Le couvre-feu est bien différent de la détention
Le couvre-feu imposé pour freiner la propagation de la COVID-19 n’est pas comparable à de la détention à domicile, a dû rappeler une juge en déboutant deux personnes qui se plaignaient d’être privées de leur liberté.
« Il s’avère de toute évidence une contrainte importante et exceptionnelle. L’on ne peut toutefois pas parler de séquestration sans droit, d’isolement forcé, d’une assignation ferme à résidence, d’une mise sous garde contre son gré [...] », a commenté la juge Sophie Picard, la semaine dernière au palais de justice de Montréal.
La juge tranchait ainsi contre deux Québécois qui demandaient la fin du couvre-feu, sous prétexte qu’il s’agissait d’une détention illégale. Julie Lévesque et Jean-Pierre Matte étaient appuyés par la Fondation pour la défense des droits et libertés du peuple (FDDLP), qui s’oppose aux mesures sanitaires.
URGENCE
Mme Lévesque avait écopé d’une amende lors d’une manifestation contre le couvre-feu, après 20 h, en janvier dernier, tandis que M. Matte avait lui aussi eu une contravention pour être sorti en dehors des heures permises pour « aider une amie dont la voiture nécessitait des réparations ».
Pour contester le couvre-feu, les deux personnes avaient déposé une requête de type habeas corpus. La particularité de ce genre de demande est qu’elle est entendue en priorité par les tribunaux, étant donné qu’elle est réservée aux gens qui sont illégalement détenus.

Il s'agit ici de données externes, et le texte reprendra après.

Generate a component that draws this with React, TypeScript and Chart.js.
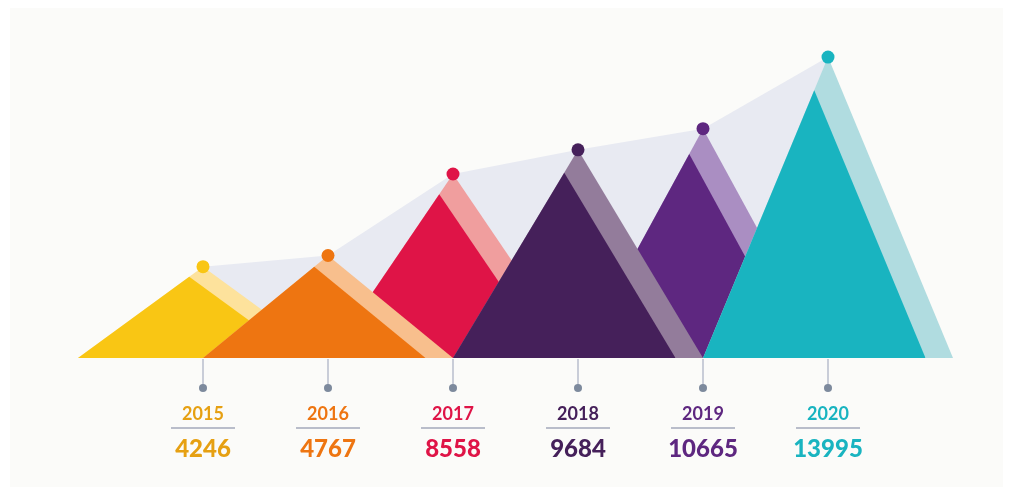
import React, { useEffect, useRef } from 'react';
import { Chart, registerables } from 'chart.js';

Chart.register(...registerables);

const years = ['2015', '2016', '2017', '2018', '2019', '2020'];
const values = [4246, 4767, 8558, 9684, 10665, 13995];
const valueLabels = ['4246', '4767', '8558', '9684', '10665', '13995'];
const mainColors = ['#f9c614', '#ee7511', '#df1447', '#45205a', '#5e2780', '#19b4c0'];
const lightColors = ['#fde29c', '#f8bf8d', '#f09e9e', '#937c9b', '#aa8ec2', '#b0dce0'];
const textColors = ['#e6a012', '#ee7511', '#df1447', '#45205a', '#5e2780', '#19b4c0'];
const areaColor = '#e8eaf2';
const INNER = 0.89; // front triangle scale relative to back triangle

export default function App() {
  const ref = useRef<HTMLCanvasElement | null>(null);

  useEffect(() => {
    document.body.style.margin = '0';
    const canvas = ref.current;
    if (!canvas) return;

    const datasets: any[] = [];
    datasets.push({
      label: 'area',
      data: values.map((v, i) => ({ x: i, y: v })),
      fill: 'origin',
      backgroundColor: areaColor,
      borderColor: 'rgba(0,0,0,0)',
      borderWidth: 0,
      pointRadius: 0,
      tension: 0,
      order: 10,
    });
    values.forEach((v, i) => {
      const front = i % 2 === 1;
      datasets.push({
        label: 'back' + years[i],
        data: [
          { x: i - 1, y: 0 },
          { x: i, y: v },
          { x: i + 1, y: 0 },
        ],
        fill: 'origin',
        backgroundColor: lightColors[i],
        borderColor: 'rgba(0,0,0,0)',
        borderWidth: 0,
        pointRadius: 0,
        tension: 0,
        order: front ? 2 : 4,
      });
      datasets.push({
        label: 'front' + years[i],
        data: [
          { x: i - 1, y: 0 },
          { x: i - 1 + INNER, y: v * INNER },
          { x: i - 1 + 2 * INNER, y: 0 },
        ],
        fill: 'origin',
        backgroundColor: mainColors[i],
        borderColor: 'rgba(0,0,0,0)',
        borderWidth: 0,
        pointRadius: 0,
        tension: 0,
        order: front ? 1 : 3,
      });
    });
    datasets.push({
      label: 'peaks',
      data: values.map((v, i) => ({ x: i, y: v })),
      showLine: false,
      fill: false,
      pointRadius: 6.5,
      pointBackgroundColor: mainColors,
      pointBorderWidth: 0,
      pointBorderColor: 'rgba(0,0,0,0)',
      order: 0,
    });

    const bgPlugin = {
      id: 'bg',
      beforeDraw(chart: any) {
        const { ctx, width, height } = chart;
        ctx.save();
        ctx.fillStyle = '#ffffff';
        ctx.fillRect(0, 0, width, height);
        ctx.fillStyle = '#fbfbf9';
        ctx.fillRect(10, 8, width - 16, height - 12);
        ctx.restore();
      },
    };

    const labelPlugin = {
      id: 'labels',
      afterDraw(chart: any) {
        const { ctx } = chart;
        const xs = chart.scales.x;
        const ys = chart.scales.y;
        const base = ys.getPixelForValue(0);
        ctx.save();
        years.forEach((yr, i) => {
          const x = Math.round(xs.getPixelForValue(i));
          // stem
          ctx.strokeStyle = '#c9cdd8';
          ctx.lineWidth = 2;
          ctx.beginPath();
          ctx.moveTo(x, base + 1);
          ctx.lineTo(x, base + 28);
          ctx.stroke();
          ctx.fillStyle = '#7d8a9d';
          ctx.beginPath();
          ctx.arc(x, base + 30, 4, 0, Math.PI * 2);
          ctx.fill();
          // year
          ctx.textAlign = 'center';
          ctx.textBaseline = 'middle';
          ctx.fillStyle = textColors[i];
          ctx.font = 'bold 18px Lato, "Open Sans", sans-serif';
          ctx.fillText(yr, x, base + 56);
          // underline
          ctx.strokeStyle = '#b9bdca';
          ctx.lineWidth = 2;
          ctx.beginPath();
          ctx.moveTo(x - 32, base + 70);
          ctx.lineTo(x + 32, base + 70);
          ctx.stroke();
          // value
          ctx.font = '900 24px Lato, "Open Sans", sans-serif';
          ctx.fillText(valueLabels[i], x, base + 91);
        });
        ctx.restore();
      },
    };

    const chart = new Chart(canvas, {
      type: 'line',
      data: { datasets },
      options: {
        responsive: false,
        animation: false,
        events: [],
        layout: { padding: { left: 78, right: 56, top: 14, bottom: 133 } },
        scales: {
          x: { type: 'linear', min: -1, max: 6, display: false },
          y: { type: 'linear', min: 0, max: 16000, display: false },
        },
        plugins: {
          legend: { display: false },
          tooltip: { enabled: false },
          filler: { drawTime: 'beforeDatasetDraw' } as any,
        },
        elements: { line: { tension: 0 } },
      },
      plugins: [bgPlugin, labelPlugin],
    });
    return () => chart.destroy();
  }, []);

  return (
    <div style={{ width: 1009, height: 491 }}>
      <canvas ref={ref} width={1009} height={491} style={{ display: 'block' }} />
    </div>
  );
}
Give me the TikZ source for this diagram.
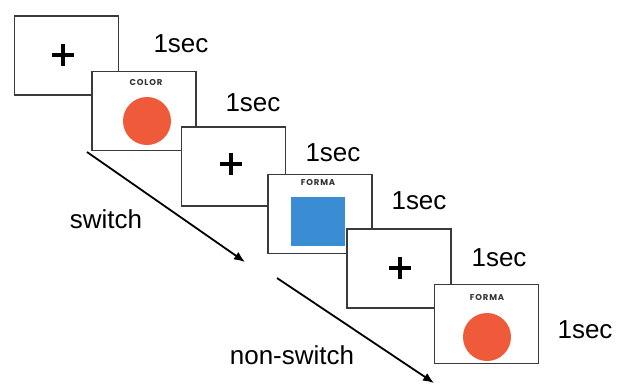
\documentclass[tikz,border=0pt]{standalone}
\usepackage{fontspec}
\setmainfont{Liberation Sans}
\newfontfamily\labfont[LetterSpace=10]{Poppins}
\usetikzlibrary{arrows.meta}
\definecolor{dotred}{HTML}{EE5A3A}
\definecolor{sqblue}{HTML}{3A8DD2}
\definecolor{frame}{HTML}{3A3A3A}
\tikzset{
  screen/.style={draw=frame, line width=1.4pt, fill=white, minimum width=104pt, minimum height=79pt, inner sep=0pt},
  secl/.style={font=\fontsize{26}{26}\selectfont, text=black, inner sep=0pt},
  cond/.style={font=\fontsize{26}{26}\selectfont, text=black, inner sep=0pt},
  tag/.style={font=\labfont\bfseries\fontsize{8.5}{8.5}\selectfont, text=black!80, inner sep=0pt},
  fix/.style={minimum width=22pt, minimum height=22pt, inner sep=0pt,
    path picture={\draw[line width=3.8pt, black] (path picture bounding box.west) -- (path picture bounding box.east)
      (path picture bounding box.north) -- (path picture bounding box.south);}},
  flow/.style={line width=1.8pt, -{Latex[length=11pt,width=9pt]}},
  circ/.style={circle, fill=dotred, minimum size=48pt, inner sep=0pt},
}
\begin{document}
\begin{tikzpicture}[x=1pt,y=-1pt]
\useasboundingbox (0,0) rectangle (624,383);
\fill[white] (0,0) rectangle (624,383);
% screens
\node[screen] (s1) at (66.5,55.5) {};
\node[fix] (p1) at (63,55) {};
\node[screen] (s2) at (144,111) {};
\node[tag] (t2) at (146,83) {COLOR};
\node[circ] (c2) at (147,121) {};
\node[screen] (s3) at (233.5,166.5) {};
\node[fix] (p3) at (231,164) {};
\node[screen] (s4) at (320,214) {};
\node[tag] (t4) at (318,183) {FORMA};
\node[fill=sqblue, minimum width=54pt, minimum height=49pt, inner sep=0pt] (q4) at (318,221.5) {};
\node[screen] (s5) at (399,268.5) {};
\node[fix] (p5) at (400,268) {};
\node[screen] (s6) at (486.5,324) {};
\node[tag] (t6) at (487,297) {FORMA};
\node[circ] (c6) at (487,337) {};
% durations
\node[secl] (d1) at (181,44) {1sec};
\node[secl] (d2) at (253,103) {1sec};
\node[secl] (d3) at (333,153) {1sec};
\node[secl] (d4) at (419,201) {1sec};
\node[secl] (d5) at (499,258) {1sec};
\node[secl] (d6) at (585,330) {1sec};
% arrows
\coordinate (a1s) at (87,152);
\coordinate (a1e) at (245,262);
\coordinate (a2s) at (277,278);
\coordinate (a2e) at (434,383);
\draw[flow] (a1s) -- (a1e);
\draw[flow] (a2s) -- (a2e);
\node[cond] (sw) at (106,219) {switch};
\node[cond] (nsw) at (292,355) {non-switch};
\end{tikzpicture}
\end{document}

Or, comme il s’agit d’une demande prioritaire, les tribunaux font très attention pour s’assurer que des gens n’utilisent pas cette façon de faire uniquement dans le but d’avoir une audience plus rapidement.
MAUVAIS CHEMIN
Et dans cette affaire-ci, la juge a estimé que c’était le cas. « La situation des demandeurs n’a aucune commune mesure [avec celles qui justifient ce type de demande], a dit la magistrate. Elle découle plutôt de restrictions générales de santé publique s’appliquant à tous. »

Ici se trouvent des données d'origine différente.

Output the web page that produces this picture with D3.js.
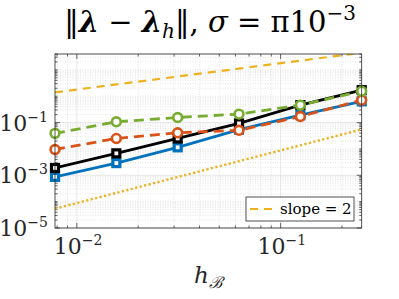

Ainsi, la requête a été rejetée, sans même être entendue sur le fond. Mais s’ils décident de continuer leur combat, Mme Lévesque et M. Matte devront emprunter une autre voie, plus longue. Mais leurs chances de succès sont minces, les tribunaux ayant déjà rejeté des demandes similaires au profit de la santé collective des Québécois.
« Il est indéniable que la pandémie et ses effets sont exceptionnels par l’ampleur et la gravité de la situation : le nombre de décès, la pression exercée sur les hôpitaux, le délestage [...], et maintenant un risque de variants qui s’ajoute à l’incertitude et aux inquiétudes », a toutefois concédé la juge.